By disposing the auxiliary low-beam light transmission part 216 and the auxiliary low-beam light converging part 215, the rays emitted by the auxiliary low-beam light source 2141 can be well converged in a up-down direction, so that a up-down height of a light emitting surface of the lens can be made very small, up-down heights of the auxiliary low-beam light transmission part 216 and the auxiliary low-beam light converging part 215 can also be made very small, a up-down height of the overall auxiliary low-beam module 2 can be made very small, and then, a small-opening design of the auxiliary low-beam module 2 is achieved.

The auxiliary low-beam light converging part 215 may be in various forms. For example, the auxiliary low-beam light converging part 215 may be of a solid light converging cup structure, an external contour surface of the auxiliary low-beam light converging part 215 is a curved surface of which a caliber is gradually increased from back to front, and a light incident surface of the auxiliary low-beam light converging part 215 may be a plane or a curved surface; or the auxiliary low-beam light converging part 215 is of a light converging cup structure with a recessed cavity, an external contour surface of the auxiliary low-beam light converging part 215 is a curved surface of which a caliber is gradually increased from back to front, and a light incident end of the auxiliary low-beam light converging part 215 is provided with a recessed cavity which is opened backwards and is internally provided with a protrusion protruding backwards; or the auxiliary low-beam light converging part 215 is of a protruding structure protruding backwards. Of course, there may be a plurality of auxiliary low-beam light converging parts 215 which may be disposed in one or more rows.

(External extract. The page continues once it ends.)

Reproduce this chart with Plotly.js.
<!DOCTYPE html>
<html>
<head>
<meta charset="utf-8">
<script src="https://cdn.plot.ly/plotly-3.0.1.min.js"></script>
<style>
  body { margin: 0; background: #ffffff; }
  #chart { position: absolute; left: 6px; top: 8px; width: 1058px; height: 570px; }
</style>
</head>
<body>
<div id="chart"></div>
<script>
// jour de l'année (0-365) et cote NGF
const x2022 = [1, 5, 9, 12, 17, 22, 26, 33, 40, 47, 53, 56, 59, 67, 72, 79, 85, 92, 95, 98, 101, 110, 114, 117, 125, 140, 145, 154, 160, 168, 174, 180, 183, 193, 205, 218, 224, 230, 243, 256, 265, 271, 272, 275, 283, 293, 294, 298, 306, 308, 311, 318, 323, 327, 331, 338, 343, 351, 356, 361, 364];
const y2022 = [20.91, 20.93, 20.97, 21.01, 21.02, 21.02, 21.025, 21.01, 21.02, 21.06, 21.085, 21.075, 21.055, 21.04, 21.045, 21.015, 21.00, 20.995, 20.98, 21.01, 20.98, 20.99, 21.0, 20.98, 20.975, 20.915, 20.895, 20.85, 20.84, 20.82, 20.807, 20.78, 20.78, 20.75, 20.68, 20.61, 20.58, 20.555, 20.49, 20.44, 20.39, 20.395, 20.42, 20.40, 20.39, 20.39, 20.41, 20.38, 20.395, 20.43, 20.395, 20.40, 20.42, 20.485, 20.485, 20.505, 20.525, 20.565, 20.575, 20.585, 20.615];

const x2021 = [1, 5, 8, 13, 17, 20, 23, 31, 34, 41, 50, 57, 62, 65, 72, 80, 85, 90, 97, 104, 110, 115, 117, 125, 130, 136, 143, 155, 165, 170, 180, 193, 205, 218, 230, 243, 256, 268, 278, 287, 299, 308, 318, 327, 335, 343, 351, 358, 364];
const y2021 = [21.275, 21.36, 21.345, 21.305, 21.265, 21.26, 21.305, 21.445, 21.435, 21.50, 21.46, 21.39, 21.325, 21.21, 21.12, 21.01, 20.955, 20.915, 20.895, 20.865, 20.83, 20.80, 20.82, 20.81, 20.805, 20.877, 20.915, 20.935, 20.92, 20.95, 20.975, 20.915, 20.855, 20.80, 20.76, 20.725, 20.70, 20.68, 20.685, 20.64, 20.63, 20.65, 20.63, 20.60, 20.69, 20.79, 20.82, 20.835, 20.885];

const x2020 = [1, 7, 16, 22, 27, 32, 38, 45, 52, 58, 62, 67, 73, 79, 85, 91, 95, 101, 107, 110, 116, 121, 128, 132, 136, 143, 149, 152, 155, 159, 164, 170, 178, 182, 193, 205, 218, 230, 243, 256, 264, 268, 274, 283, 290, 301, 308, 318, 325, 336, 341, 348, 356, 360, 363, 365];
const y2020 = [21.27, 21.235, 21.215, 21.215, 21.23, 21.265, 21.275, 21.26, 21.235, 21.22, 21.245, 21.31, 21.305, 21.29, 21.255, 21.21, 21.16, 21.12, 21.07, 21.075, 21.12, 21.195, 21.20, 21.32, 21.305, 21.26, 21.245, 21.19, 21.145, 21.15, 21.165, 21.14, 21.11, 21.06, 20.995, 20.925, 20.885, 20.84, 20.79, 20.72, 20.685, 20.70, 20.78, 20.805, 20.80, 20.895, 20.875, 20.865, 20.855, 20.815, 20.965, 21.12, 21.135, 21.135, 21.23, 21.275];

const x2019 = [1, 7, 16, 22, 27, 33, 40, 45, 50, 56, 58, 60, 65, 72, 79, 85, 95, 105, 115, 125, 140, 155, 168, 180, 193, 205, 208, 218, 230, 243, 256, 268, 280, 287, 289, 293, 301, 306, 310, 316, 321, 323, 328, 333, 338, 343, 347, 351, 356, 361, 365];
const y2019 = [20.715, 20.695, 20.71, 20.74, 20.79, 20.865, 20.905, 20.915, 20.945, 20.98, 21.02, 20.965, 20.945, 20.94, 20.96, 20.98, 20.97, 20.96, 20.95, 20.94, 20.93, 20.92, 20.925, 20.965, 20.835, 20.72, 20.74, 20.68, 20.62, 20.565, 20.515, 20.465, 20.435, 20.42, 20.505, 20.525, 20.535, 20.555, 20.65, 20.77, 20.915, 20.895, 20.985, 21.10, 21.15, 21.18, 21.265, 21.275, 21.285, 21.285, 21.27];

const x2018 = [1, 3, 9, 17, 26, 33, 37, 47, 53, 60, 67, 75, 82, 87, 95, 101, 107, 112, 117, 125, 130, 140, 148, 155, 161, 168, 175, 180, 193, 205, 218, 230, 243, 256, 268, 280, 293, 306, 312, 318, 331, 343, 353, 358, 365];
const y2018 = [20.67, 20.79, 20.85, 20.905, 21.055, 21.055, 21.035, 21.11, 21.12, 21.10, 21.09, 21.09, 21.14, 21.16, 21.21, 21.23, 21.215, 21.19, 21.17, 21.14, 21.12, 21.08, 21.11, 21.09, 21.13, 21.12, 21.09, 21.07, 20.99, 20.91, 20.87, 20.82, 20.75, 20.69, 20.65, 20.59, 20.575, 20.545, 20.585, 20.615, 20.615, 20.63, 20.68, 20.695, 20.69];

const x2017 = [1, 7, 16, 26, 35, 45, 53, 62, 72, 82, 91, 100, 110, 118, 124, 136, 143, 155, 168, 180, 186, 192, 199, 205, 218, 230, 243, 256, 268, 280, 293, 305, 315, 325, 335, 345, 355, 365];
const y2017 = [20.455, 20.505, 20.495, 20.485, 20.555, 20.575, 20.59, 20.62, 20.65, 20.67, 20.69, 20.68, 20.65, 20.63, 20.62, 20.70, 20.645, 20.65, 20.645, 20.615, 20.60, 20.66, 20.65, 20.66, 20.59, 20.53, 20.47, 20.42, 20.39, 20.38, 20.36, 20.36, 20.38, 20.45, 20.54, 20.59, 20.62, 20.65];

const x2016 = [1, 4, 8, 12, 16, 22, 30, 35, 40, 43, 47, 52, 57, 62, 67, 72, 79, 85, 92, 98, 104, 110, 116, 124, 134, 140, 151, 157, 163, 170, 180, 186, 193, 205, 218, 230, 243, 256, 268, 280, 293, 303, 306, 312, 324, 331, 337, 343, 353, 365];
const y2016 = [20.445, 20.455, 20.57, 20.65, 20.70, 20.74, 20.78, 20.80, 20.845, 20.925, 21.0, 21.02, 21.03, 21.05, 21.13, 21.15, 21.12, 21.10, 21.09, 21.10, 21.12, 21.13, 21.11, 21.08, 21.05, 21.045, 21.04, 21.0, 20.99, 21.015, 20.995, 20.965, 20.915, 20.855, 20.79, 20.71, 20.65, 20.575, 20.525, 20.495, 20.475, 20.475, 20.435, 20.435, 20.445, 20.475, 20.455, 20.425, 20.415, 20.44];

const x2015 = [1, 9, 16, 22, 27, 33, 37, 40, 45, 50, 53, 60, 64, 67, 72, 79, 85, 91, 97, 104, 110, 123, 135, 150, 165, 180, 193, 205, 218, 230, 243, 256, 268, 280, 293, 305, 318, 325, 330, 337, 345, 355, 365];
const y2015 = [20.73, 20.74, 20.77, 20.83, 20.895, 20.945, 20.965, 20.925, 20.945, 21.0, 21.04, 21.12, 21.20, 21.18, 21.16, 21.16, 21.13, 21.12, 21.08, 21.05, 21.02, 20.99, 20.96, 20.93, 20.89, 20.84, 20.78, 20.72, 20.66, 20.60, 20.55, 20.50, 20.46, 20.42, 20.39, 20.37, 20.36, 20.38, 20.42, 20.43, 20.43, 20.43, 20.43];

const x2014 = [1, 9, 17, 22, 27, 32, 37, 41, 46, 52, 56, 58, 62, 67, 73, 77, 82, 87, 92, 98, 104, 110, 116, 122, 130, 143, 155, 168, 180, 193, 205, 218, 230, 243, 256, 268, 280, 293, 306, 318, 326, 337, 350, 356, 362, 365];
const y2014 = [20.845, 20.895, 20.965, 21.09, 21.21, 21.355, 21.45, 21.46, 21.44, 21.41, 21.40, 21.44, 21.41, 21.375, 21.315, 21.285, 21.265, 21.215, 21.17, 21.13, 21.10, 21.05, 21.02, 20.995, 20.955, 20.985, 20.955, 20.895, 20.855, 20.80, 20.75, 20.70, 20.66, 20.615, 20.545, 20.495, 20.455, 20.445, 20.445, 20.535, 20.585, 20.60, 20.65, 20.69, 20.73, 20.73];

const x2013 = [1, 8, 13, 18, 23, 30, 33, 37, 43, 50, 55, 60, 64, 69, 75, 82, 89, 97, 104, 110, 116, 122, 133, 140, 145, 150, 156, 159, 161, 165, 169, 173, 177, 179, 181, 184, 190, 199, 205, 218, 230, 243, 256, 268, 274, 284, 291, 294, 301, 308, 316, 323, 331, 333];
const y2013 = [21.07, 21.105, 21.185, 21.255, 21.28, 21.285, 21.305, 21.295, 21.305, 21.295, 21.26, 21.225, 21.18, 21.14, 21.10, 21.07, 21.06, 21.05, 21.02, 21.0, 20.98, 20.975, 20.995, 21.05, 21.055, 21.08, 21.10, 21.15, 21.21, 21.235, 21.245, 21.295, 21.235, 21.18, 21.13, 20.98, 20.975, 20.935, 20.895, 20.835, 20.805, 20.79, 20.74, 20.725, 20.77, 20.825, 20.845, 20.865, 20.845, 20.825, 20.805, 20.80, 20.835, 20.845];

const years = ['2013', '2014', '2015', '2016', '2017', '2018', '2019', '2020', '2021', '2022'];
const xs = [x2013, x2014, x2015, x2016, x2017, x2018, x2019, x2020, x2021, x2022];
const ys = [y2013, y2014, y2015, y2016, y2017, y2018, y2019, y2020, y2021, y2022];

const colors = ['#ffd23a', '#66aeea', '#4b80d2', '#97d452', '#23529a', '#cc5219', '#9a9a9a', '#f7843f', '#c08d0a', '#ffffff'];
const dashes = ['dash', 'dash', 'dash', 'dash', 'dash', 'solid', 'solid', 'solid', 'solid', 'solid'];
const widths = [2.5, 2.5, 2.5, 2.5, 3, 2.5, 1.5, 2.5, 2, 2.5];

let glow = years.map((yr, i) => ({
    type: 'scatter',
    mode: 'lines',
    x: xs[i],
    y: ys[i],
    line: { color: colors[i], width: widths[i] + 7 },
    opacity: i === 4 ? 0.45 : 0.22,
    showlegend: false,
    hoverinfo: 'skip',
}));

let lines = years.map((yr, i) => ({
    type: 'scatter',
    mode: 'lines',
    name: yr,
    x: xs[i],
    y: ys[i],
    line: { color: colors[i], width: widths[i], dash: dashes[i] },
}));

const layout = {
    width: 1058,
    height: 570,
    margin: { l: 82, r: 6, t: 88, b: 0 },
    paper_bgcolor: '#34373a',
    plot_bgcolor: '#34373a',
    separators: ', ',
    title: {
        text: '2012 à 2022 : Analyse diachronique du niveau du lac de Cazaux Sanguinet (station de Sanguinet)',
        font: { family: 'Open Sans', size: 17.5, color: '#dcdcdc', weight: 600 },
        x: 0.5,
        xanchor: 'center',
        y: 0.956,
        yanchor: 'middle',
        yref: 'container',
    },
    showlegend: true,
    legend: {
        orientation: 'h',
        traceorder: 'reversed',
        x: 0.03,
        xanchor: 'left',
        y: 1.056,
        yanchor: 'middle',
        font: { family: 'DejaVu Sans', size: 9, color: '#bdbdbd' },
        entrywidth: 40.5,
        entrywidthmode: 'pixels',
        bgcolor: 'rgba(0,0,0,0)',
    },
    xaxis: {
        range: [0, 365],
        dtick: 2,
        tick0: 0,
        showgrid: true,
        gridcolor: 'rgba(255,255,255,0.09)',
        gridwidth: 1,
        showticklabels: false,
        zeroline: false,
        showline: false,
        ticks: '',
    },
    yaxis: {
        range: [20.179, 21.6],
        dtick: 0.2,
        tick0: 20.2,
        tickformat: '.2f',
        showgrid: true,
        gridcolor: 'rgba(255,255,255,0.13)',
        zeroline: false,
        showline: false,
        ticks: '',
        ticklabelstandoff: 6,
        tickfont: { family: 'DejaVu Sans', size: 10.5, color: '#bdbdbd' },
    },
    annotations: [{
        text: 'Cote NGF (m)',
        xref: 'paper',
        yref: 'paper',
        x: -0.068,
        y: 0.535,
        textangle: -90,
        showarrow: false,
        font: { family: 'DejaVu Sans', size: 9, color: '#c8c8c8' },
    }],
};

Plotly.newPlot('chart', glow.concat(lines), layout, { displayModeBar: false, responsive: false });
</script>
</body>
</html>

Specifically, an auxiliary low-beam cut-off line structure is disposed on a lower edge of a front end of the auxiliary low-beam light transmission part 216 and is adapted to an auxiliary low-beam cut-off line in shape, so that rays irradiated onto the auxiliary low-beam cut-off line structure form the auxiliary low-beam cut-off line after being emitted by the lens. The auxiliary low-beam cut-off line structure is preferably disposed on a focus of the lens, so that the rays converged by the auxiliary low-beam light converging part 215 can be more intensively irradiated onto the auxiliary low-beam cut-off line structure to form the auxiliary low-beam light shape a2 with the clear light and dark cut-off line. The auxiliary low-beam cut-off line structure may be set to be in a shape having a left-right height difference or a linear shape or other shapes meeting an lighting demand as actually required.

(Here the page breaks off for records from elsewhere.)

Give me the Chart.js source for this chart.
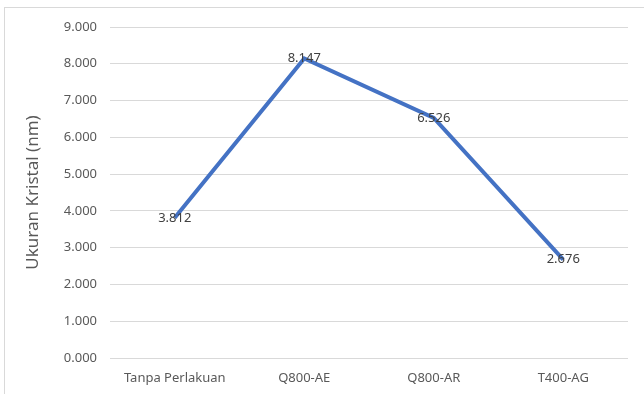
<!DOCTYPE html>
<html>
<head>
<meta charset="utf-8">
<script src="https://cdn.jsdelivr.net/npm/chart.js@4"></script>
<style>
  html, body { margin: 0; padding: 0; background: #fff; overflow: hidden; }
  #wrap { position: relative; width: 644px; height: 394px; }
  #frame { position: absolute; left: 4px; top: 7px; width: 700px; height: 500px; border: 1px solid #d9d9d9; }
  canvas { position: absolute; left: 0; top: 0; }
</style>
</head>
<body>
<div id="wrap">
  <div id="frame"></div>
  <canvas id="myChart" width="644" height="394"></canvas>
</div>
<script>
let categories = ["Tanpa Perlakuan", "Q800-AE", "Q800-AR", "T400-AG"];
let crystalSize = [3.812, 8.147, 6.526, 2.676];
let yTicks = [0, 1, 2, 3, 4, 5, 6, 7, 8, 9];

let fmt = (v) => v.toFixed(3);
let fontFamily = "'Noto Sans', 'Open Sans', sans-serif";

// draws the value centred on each point, like the Excel data labels
let valueLabels = {
  id: "valueLabels",
  afterDatasetsDraw(chart) {
    let c = chart.ctx;
    let meta = chart.getDatasetMeta(0);
    c.save();
    c.font = "13px " + fontFamily;
    c.fillStyle = "#404040";
    c.textAlign = "center";
    c.textBaseline = "middle";
    meta.data.forEach((pt, i) => {
      c.fillText(fmt(crystalSize[i]), pt.x, pt.y);
    });
    c.restore();
  },
};

let ctx = document.getElementById("myChart").getContext("2d");
let myChart = new Chart(ctx, {
  type: "line",
  data: {
    labels: categories,
    datasets: [
      {
        data: crystalSize,
        borderColor: "#4472C4",
        borderWidth: 4,
        pointRadius: 0,
        tension: 0,
        fill: false,
      },
    ],
  },
  options: {
    responsive: false,
    animation: false,
    layout: { padding: { top: 27, right: 16, bottom: 0, left: 0 } },
    plugins: { legend: { display: false }, tooltip: { enabled: false } },
    scales: {
      x: {
        offset: true,
        grid: { display: false, drawTicks: false },
        border: { display: false },
        ticks: { color: "#595959", font: { size: 13, family: fontFamily }, padding: 12, maxRotation: 0 },
        afterFit: (scale) => { scale.height = 36; },
      },
      y: {
        min: 0,
        max: 9,
        afterBuildTicks: (scale) => { scale.ticks = yTicks.map((v) => ({ value: v })); },
        grid: { color: "#d9d9d9", lineWidth: 1, drawTicks: false },
        border: { display: false },
        ticks: { color: "#595959", font: { size: 13, family: fontFamily }, padding: 13, callback: (v) => fmt(v) },
        title: {
          display: true,
          text: "Ukuran Kristal (nm)",
          color: "#595959",
          font: { size: 17, family: fontFamily },
          padding: { top: 23, bottom: 0 },
        },
        afterFit: (scale) => { scale.width = 110; },
      },
    },
  },
  plugins: [valueLabels],
});
</script>
</body>
</html>
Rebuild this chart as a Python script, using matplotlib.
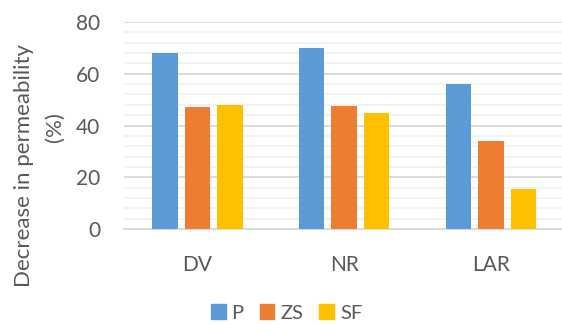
import matplotlib
matplotlib.use("Agg")
import matplotlib.pyplot as plt
from matplotlib.patches import Patch
import numpy as np

categories = ["DV", "NR", "LAR"]
series_names = ["P", "ZS", "SF"]
p_values = [68, 70, 56]
zs_values = [47, 47.5, 34]
sf_values = [48, 45, 15.5]
colors = ["#5B9BD5", "#ED7D31", "#FFC000"]

TEXT = "#595959"
plt.rcParams['font.family'] = ['Lato', 'DejaVu Sans']

fig = plt.figure(figsize=(5.62, 3.24), dpi=100)
ax = fig.add_axes([0.2206, 0.2932, 0.7834, 0.6389])

x = np.arange(len(categories))
width = 0.174
step = 0.222
for i, (vals, col) in enumerate(zip([p_values, zs_values, sf_values], colors)):
    ax.bar(x + (i - 1) * step, vals, width, color=col, zorder=3)

ax.set_xlim(-0.5, 2.5)
ax.set_ylim(0, 80)
ax.set_yticks(np.arange(0, 81, 20))
ax.set_yticks(np.arange(0, 81, 4), minor=True)
ax.set_xticks(x)
ax.set_xticklabels(categories)

ax.grid(axis="y", which="major", color="#D9D9D9", lw=1.3, zorder=0)
ax.grid(axis="y", which="minor", color="#F2F2F2", lw=1.3, zorder=0)
for s in ["top", "right", "left"]:
    ax.spines[s].set_visible(False)
ax.spines["bottom"].set_color("#D9D9D9")
ax.spines["bottom"].set_linewidth(1.3)

ax.tick_params(axis="both", which="both", length=0, colors=TEXT, labelsize=15)
ax.tick_params(axis="y", pad=17)
ax.tick_params(axis="x", pad=19)

# two-line y title, second line sits a little higher than the first
fig.text(0.043, 0.489, "Decrease in permeability", rotation=90,
         ha="center", va="center", fontsize=16, color=TEXT)
fig.text(0.098, 0.608, "(%)", rotation=90,
         ha="center", va="center", fontsize=16, color=TEXT)

handles = [Patch(color=c) for c in colors]
fig.legend(handles, series_names, loc="center", bbox_to_anchor=(0.51, 0.034),
           ncol=3, frameon=False, fontsize=14.5, labelcolor=TEXT,
           handlelength=0.72, handleheight=0.72, handletextpad=0.3,
           columnspacing=0.8, borderpad=0)

fig.savefig("out.png", dpi=100)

Specifically, a supporting part 211 for supporting the lens is disposed on a rear end of the lens, a cavity passing through front and rear ends of the supporting part 211 is disposed in the supporting part 211, and the auxiliary low-beam optical element is located in the cavity. The supporting part 211 and the lens are integrally formed, and the supporting part 211 is preferably made of a light-impervious material, so that stray light emitted from the outside of the light emitting surface of the lens can be reduced, and influences on an auxiliary low-beam lighting effect can be avoided. Of course, the supporting part 211 may also be a light-pervious material of which the surface is provided with a light shielding coating.

Further, the auxiliary low-beam module 2 further includes an auxiliary low-beam circuit board 214 and an auxiliary low-beam heat radiator 213, the auxiliary low-beam light source 2141 is mounted on the auxiliary low-beam circuit board 214, and the auxiliary low-beam primary optical element, the lens and the auxiliary low-beam circuit board 214 are all mounted on the auxiliary low-beam heat radiator 213.

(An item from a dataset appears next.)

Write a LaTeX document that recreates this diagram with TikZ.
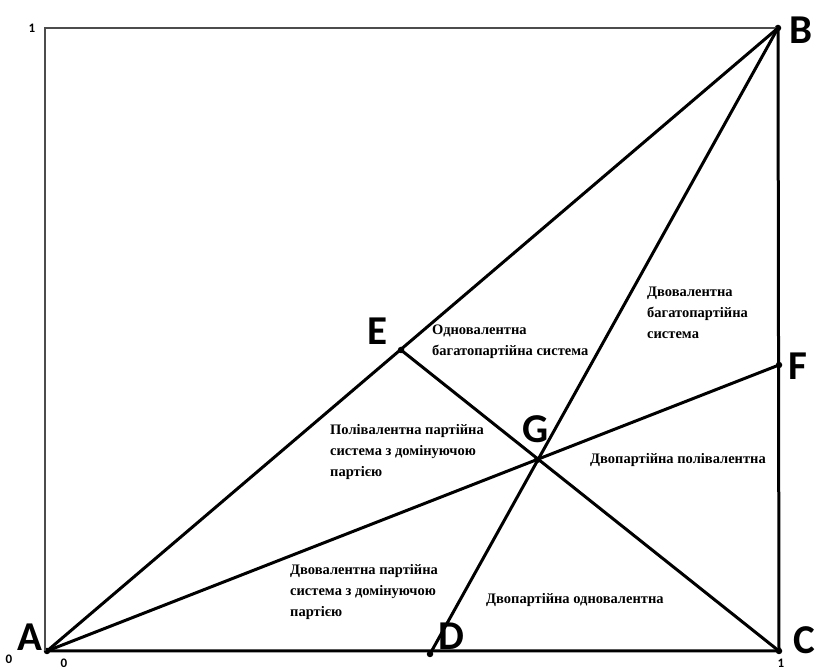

FIG. 8 to FIG. 11 show a specific structure of the auxiliary low-beam module 2. The lens is an arc-shaped lens 212, a longitudinal section of the arc-shaped lens 212 is a plano-convex surface or a biconvex surface, and the arc-shaped lens 212 is formed by rotating the longitudinal section with a vertical axis where a focus of the arc-shaped lens 212 is located as a rotating shaft. By disposing the arc-shaped lens 212, a diffusion range of rays refracted by the arc-shaped lens 212 can be further widened, so that the rays emitted by the auxiliary low-beam light source 2141 are refracted by the arc-shaped lens 212 to form an auxiliary low-beam light shape a2 with a wider widened angle, and then, a transverse lighting area in front of a vehicle can be widened to provide a wider lighting view for a driver. The auxiliary low-beam module 2 cooperates with the main low-beam module 3, so that the lighting area in front of the vehicle is wider and brighter.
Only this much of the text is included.